This group is defined is defined in the following equivalent ways:

1. It is the projective special linear group of degree two over field:F8, the field of eight elements. It is denoted $PSL(2,8)$.
2. It is the projective general linear group of degree two over field:F8, the field of eight elements. It is denoted $PGL(2,8)$.
3. It is the special linear group of degree two over field:F8, the field of eight elements. It is denoted $SL(2,8)$.

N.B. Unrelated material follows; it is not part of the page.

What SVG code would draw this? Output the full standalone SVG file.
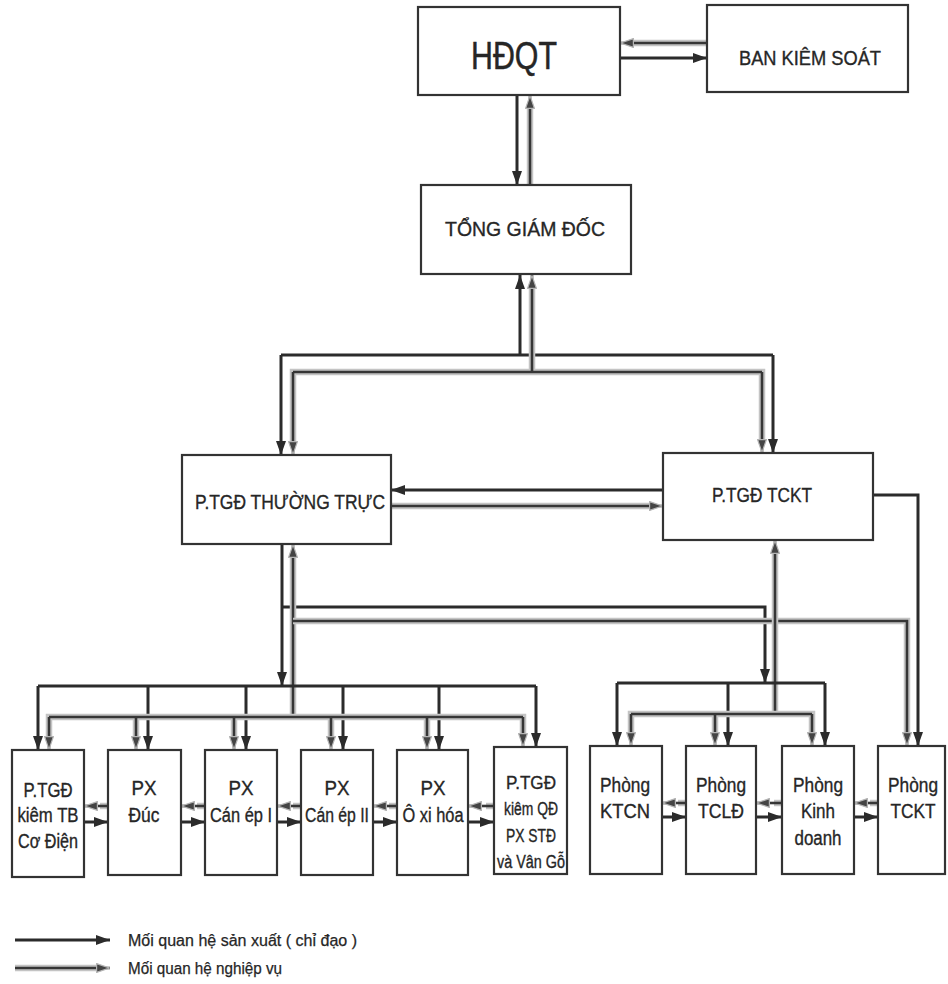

### Equivalence of definitions

The equivalence of definitions follows from isomorphism between linear groups when degree power map is bijective.

## Arithmetic functions

Function Value Similar groups Explanation
order (number of elements, equivalently, cardinality or size of underlying set) 504 groups with same order As $\! SL(2,q), q = 8$: $\! q^3 - q = q(q-1)(q + 1) = 8(7)(9) = 504$
exponent of a group 126 groups with same order and exponent of a group | groups with same exponent of a group

### Arithmetic functions of a counting nature

Function Value Explanation
number of conjugacy classes 9 As $SL(2,q)$, $q = 8$ is a power of $2$: $q + 1 = 8 + 1 = 9$. Note that the formula is different for odd $q$. See element structure of special linear group of degree two
number of conjugacy classes of subgroups 12
number of subgroups 386

## Group properties

Property Satisfied? Explanation
abelian group No
nilpotent group No
solvable group No
simple group, simple non-abelian group Yes projective special linear group is simple (with a small list of exceptions)
minimal simple group Yes
Hurwitz group Yes It is the conformal automorphism group of the Macbeath surface, which has genus 7, and the order of the group is $84(7 - 1) = 84(6) = 504$, so it is a Hurwitz group.

## GAP implementation

### Group ID

This finite group has order 504 and has ID 156 among the groups of order 504 in GAP's SmallGroup library. For context, there are 202 groups of order 504. It can thus be defined using GAP's SmallGroup function as:

SmallGroup(504,156)

For instance, we can use the following assignment in GAP to create the group and name it $G$:

gap> G := SmallGroup(504,156);

Conversely, to check whether a given group $G$ is in fact the group we want, we can use GAP's IdGroup function:

IdGroup(G) = [504,156]

or just do:

IdGroup(G)

to have GAP output the group ID, that we can then compare to what we want.

### Other descriptions

Description Functions used
PSL(2,8) PSL
PGL(2,8) PGL
SL(2,8) SL